At 41,000 words, my novel is currently too short to be published. I need to add more to it to make it longer (a novel is typically no less than 50,000 words). It is actually kind of funny that I have this problem, because I have literally always had the opposite problem. My work has always been too long, which means that I have had to spend time streamlining it so that it becomes shorter. For instance, my Cosmo article started out being 1800 words; then I had to cut it down to just 800 words to meet the word limit. I’m really not used to adding material because my piece is too short to meet the requirements.

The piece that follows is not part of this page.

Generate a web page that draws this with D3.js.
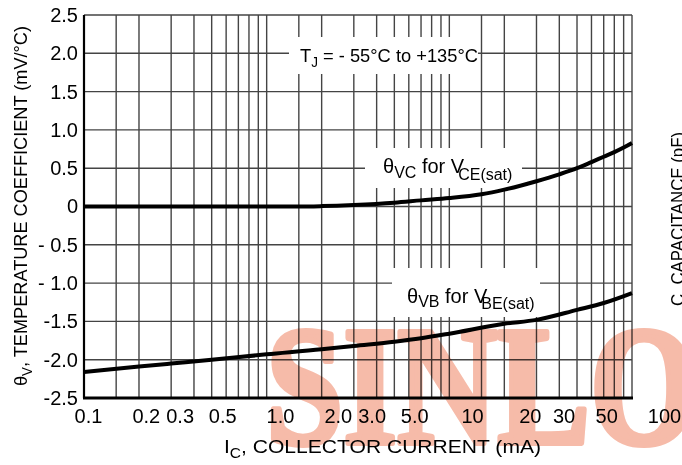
<!DOCTYPE html>
<html>
<head>
<meta charset="utf-8">
<script src="https://cdn.jsdelivr.net/npm/d3@7"></script>
<style>
  body { margin: 0; background: #fff; }
  svg { display: block; font-family: "Liberation Sans", Arial, sans-serif; }
</style>
</head>
<body>
<div class="chart-container"></div>
<script>
//! DATA
const X_TICKS = [0.1, 0.2, 0.3, 0.5, 1, 2, 3, 5, 10, 20, 30, 50, 100];
const X_TICK_LABELS = ['0.1', '0.2', '0.3', '0.5', '1.0', '2.0', '3.0', '5.0', '10', '20', '30', '50', '100'];
const X_GRID = [0.15, 0.2, 0.3, 0.4, 0.5, 0.6, 0.7, 0.8, 0.9,
                1, 1.5, 2, 3, 4, 5, 6, 7, 8, 9,
                10, 15, 20, 30, 40, 50, 60, 70, 80, 90, 100];
const Y_TICKS = [2.5, 2.0, 1.5, 1.0, 0.5, 0, -0.5, -1.0, -1.5, -2.0, -2.5];
const Y_TICK_LABELS = ['2.5', '2.0', '1.5', '1.0', '0.5', '0', '- 0.5', '- 1.0', '-1.5', '-2.0', '-2.5'];

// theta VC for VCE(sat)
const VC_I = [0.1, 0.5, 1, 1.5, 2, 3, 5, 7, 10, 15, 20, 30, 40, 50, 60, 70, 80, 90, 100];
const VC_V = [0, 0, 0, 0, 0.005, 0.02, 0.05, 0.08, 0.11, 0.16, 0.22, 0.33, 0.42, 0.5, 0.58, 0.65, 0.71, 0.77, 0.83];
// theta VB for VBE(sat)
const VB_I = [0.1, 0.2, 0.3, 0.5, 1, 2, 3, 5, 7, 10, 20, 30, 50, 70, 100];
const VB_V = [-2.16, -2.09, -2.05, -2.0, -1.93, -1.865, -1.82, -1.765, -1.72, -1.66, -1.53, -1.48, -1.35, -1.26, -1.13];

//! CONSTS
const WIDTH = 682;
const HEIGHT = 465;
const GRID = '#444';

const svg = d3.select('.chart-container')
  .append('svg')
  .attr('width', WIDTH)
  .attr('height', HEIGHT);

//! SCALES
const x = d3.scaleLog().domain([0.1, 100]).range([84, 632]);
// the printed tick labels sit slightly off the grid in the original sheet
const xLabel = d3.scaleLog().domain([0.1, 100]).range([88, 664]);
const y = d3.scaleLinear().domain([-2.5, 2.5]).range([398, 15]);

// grid
svg.append('g')
  .selectAll('line.h')
  .data(Y_TICKS)
  .enter()
  .append('line')
  .attr('x1', x(0.1)).attr('x2', x(100))
  .attr('y1', d => y(d)).attr('y2', d => y(d))
  .attr('stroke', GRID).attr('stroke-width', 1.4);

svg.append('g')
  .selectAll('line.v')
  .data(X_GRID)
  .enter()
  .append('line')
  .attr('x1', d => x(d)).attr('x2', d => x(d))
  .attr('y1', y(2.5)).attr('y2', y(-2.5))
  .attr('stroke', GRID).attr('stroke-width', 1.4);

// white boxes behind the annotations
const boxes = [
  [289, 37, 189, 37],
  [365, 148, 157, 40],
  [392, 268, 148, 49]
];
svg.append('g')
  .selectAll('rect')
  .data(boxes)
  .enter()
  .append('rect')
  .attr('x', d => d[0]).attr('y', d => d[1])
  .attr('width', d => d[2]).attr('height', d => d[3])
  .attr('fill', '#fff');

// curves
const line = d3.line()
  .x(d => x(d[0]))
  .y(d => y(d[1]))
  .curve(d3.curveMonotoneX);

svg.append('path')
  .datum(VC_I.map((d, i) => [d, VC_V[i]]))
  .attr('d', line)
  .attr('fill', 'none').attr('stroke', '#000').attr('stroke-width', 4);

svg.append('path')
  .datum(VB_I.map((d, i) => [d, VB_V[i]]))
  .attr('d', line)
  .attr('fill', 'none').attr('stroke', '#000').attr('stroke-width', 4);

// frame
svg.append('line')
  .attr('x1', x(0.1)).attr('x2', x(0.1))
  .attr('y1', y(2.5)).attr('y2', y(-2.5))
  .attr('stroke', '#000').attr('stroke-width', 2.2);
svg.append('line')
  .attr('x1', x(0.1) - 1).attr('x2', x(100) + 1)
  .attr('y1', y(-2.5)).attr('y2', y(-2.5))
  .attr('stroke', '#000').attr('stroke-width', 3);

// axes
const xAxis = svg.append('g')
  .attr('transform', `translate(0,${y(-2.5)})`)
  .call(d3.axisBottom(xLabel)
    .tickValues(X_TICKS)
    .tickFormat((d, i) => X_TICK_LABELS[i])
    .tickSize(0)
    .tickPadding(11));
xAxis.select('.domain').remove();
xAxis.selectAll('text')
  .attr('font-size', 20).attr('font-family', '"Liberation Sans", Arial, sans-serif').attr('fill', '#000');

const yAxis = svg.append('g')
  .attr('transform', `translate(${x(0.1)},0)`)
  .call(d3.axisLeft(y)
    .tickValues(Y_TICKS)
    .tickFormat((d, i) => Y_TICK_LABELS[i])
    .tickSize(0)
    .tickPadding(6));
yAxis.select('.domain').remove();
yAxis.selectAll('text')
  .attr('font-size', 20).attr('font-family', '"Liberation Sans", Arial, sans-serif').attr('fill', '#000');

// annotations
const tj = svg.append('text')
  .attr('x', 300).attr('y', 62)
  .attr('font-size', 19)
  .attr('textLength', 178).attr('lengthAdjust', 'spacingAndGlyphs');
tj.append('tspan').text('T');
tj.append('tspan').attr('font-size', 14).attr('dy', 5).text('J');
tj.append('tspan').attr('dy', -5).text(' = - 55°C to +135°C');

const vc = svg.append('text')
  .attr('x', 383).attr('y', 173)
  .attr('font-size', 20);
vc.append('tspan').text('θ');
vc.append('tspan').attr('font-size', 16).attr('dy', 5).text('VC');
vc.append('tspan').attr('dy', -5).text(' for V');
vc.append('tspan').attr('font-size', 16).attr('dy', 7).attr('dx', -6).text('CE(sat)');

const vb = svg.append('text')
  .attr('x', 407).attr('y', 303)
  .attr('font-size', 20);
vb.append('tspan').text('θ');
vb.append('tspan').attr('font-size', 16).attr('dy', 4).text('VB');
vb.append('tspan').attr('dy', -4).text(' for V');
vb.append('tspan').attr('font-size', 16).attr('dy', 6).attr('dx', -6).text('BE(sat)');

// axis titles
const xt = svg.append('text')
  .attr('x', 224).attr('y', 453)
  .attr('font-size', 19)
  .attr('textLength', 317).attr('lengthAdjust', 'spacingAndGlyphs');
xt.append('tspan').text('I');
xt.append('tspan').attr('font-size', 14).attr('dy', 5).text('C');
xt.append('tspan').attr('dy', -5).text(', COLLECTOR CURRENT (mA)');

const yt = svg.append('text')
  .attr('transform', 'translate(27,386) rotate(-90)')
  .attr('font-size', 19)
  .attr('textLength', 360).attr('lengthAdjust', 'spacingAndGlyphs');
yt.append('tspan').text('θ');
yt.append('tspan').attr('font-size', 14).attr('dy', 5).text('V');
yt.append('tspan').attr('dy', -5).text(', TEMPERATURE COEFFICIENT (mV/°C)');

// neighbouring chart's axis title, cut by the page edge
svg.append('text')
  .attr('transform', 'translate(684,306) rotate(-90)')
  .attr('font-size', 19)
  .attr('textLength', 174).attr('lengthAdjust', 'spacingAndGlyphs')
  .text('C, CAPACITANCE (pF)');

// watermark
svg.append('text')
  .attr('x', 266).attr('y', 443)
  .attr('font-family', '"Liberation Serif", "DejaVu Serif", serif')
  .attr('font-weight', 'bold')
  .attr('font-size', 169)
  .attr('textLength', 432).attr('lengthAdjust', 'spacingAndGlyphs')
  .attr('fill', '#f6bba9')
  .attr('stroke', '#f6bba9')
  .attr('stroke-width', 6)
  .attr('stroke-linejoin', 'round')
  .style('mix-blend-mode', 'multiply')
  .text('SINLO');
</script>
</body>
</html>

But, I will see what I can do. Maybe by adding more information here and there, I can simultaneously  increase the flow/transition of the novel to make the flashbacking more clear and natural to the reader.

Advertisements

Article Revisions

Hi everyone! Sorry to have gone MIA for the past few months. I have been working diligently on my revisions for my scientific article that will be published in the IJES special geothermal edition that is due out in 2017.

The good news is, I’m done (yay!). Well, almost. Tomorrow I need to read through everything one last time before I submit. Also, I need to update my annotated list of corrections with the most current info.

For those of you who are unfamiliar with scientific article revisions, here is what happens. After the article is submitted to the journal, two or three reviewers edit the article. They then provide you with a list of corrections that you must fix within the article. In addition, you must provide an annotated list of corrections that addresses every issue raised by the reviewers; here, you must list either your correction or your rebuttal, if applicable.

So, scientific revisions can take a long time. I decided to tackle the revisions by going through the list of corrections methodically, item by item, and then updating the annotated list as I went along. Some things were quick fixes (such as changes in semantics/word choice, deleting sections, etc.), but others took much longer (such as figuring out how to make a new map when your student edition of the software has already expired).

That last one was fun. Luckily, I remembered that ESRI has an online version of GIS on their website. The information I needed to include in the map was easily found on the online version, so I just did the map that way. The downfall of doing the map online is that you have no control over editing the symbols or colors in the legend or in the map itself (#GISCertNerdProblems). Unfortunately, this was a choropleth map that used varying shades of color to symbolize different categories… yet the online version decided to make the colors into shades of yellow. Yellow! Also, it chose some funky pastel purple color to represent electrical lines. I had to work some Photoshop magic and enlist the help of others with better Photoshop skills than me to help me out of this one. At least the end result shows very nice shades of red for the choropleth part and a solid green color for the power lines.

Anyway, aside from the map SNAFU, the rest of the revisions went pretty smoothly. The revisions that took the longest had to do with fixing issues with the actual content, rather than fixing syntax issues. Once I made my way through the list of revisions, I then went back and edited the article as a manuscript. This took me a bit more time to figure out, because I ended up having to combine two sections together for improved clarity. Finally though I did figure it out and it turned out great!

That’s about it for now. Once I submit my revised article, then I can go back to working on polishing up my novel. I figured out that I can get a lot of writing done if I bring my Surface to work and use my lunch break to write, so I’m going to continue to do that and make more progress!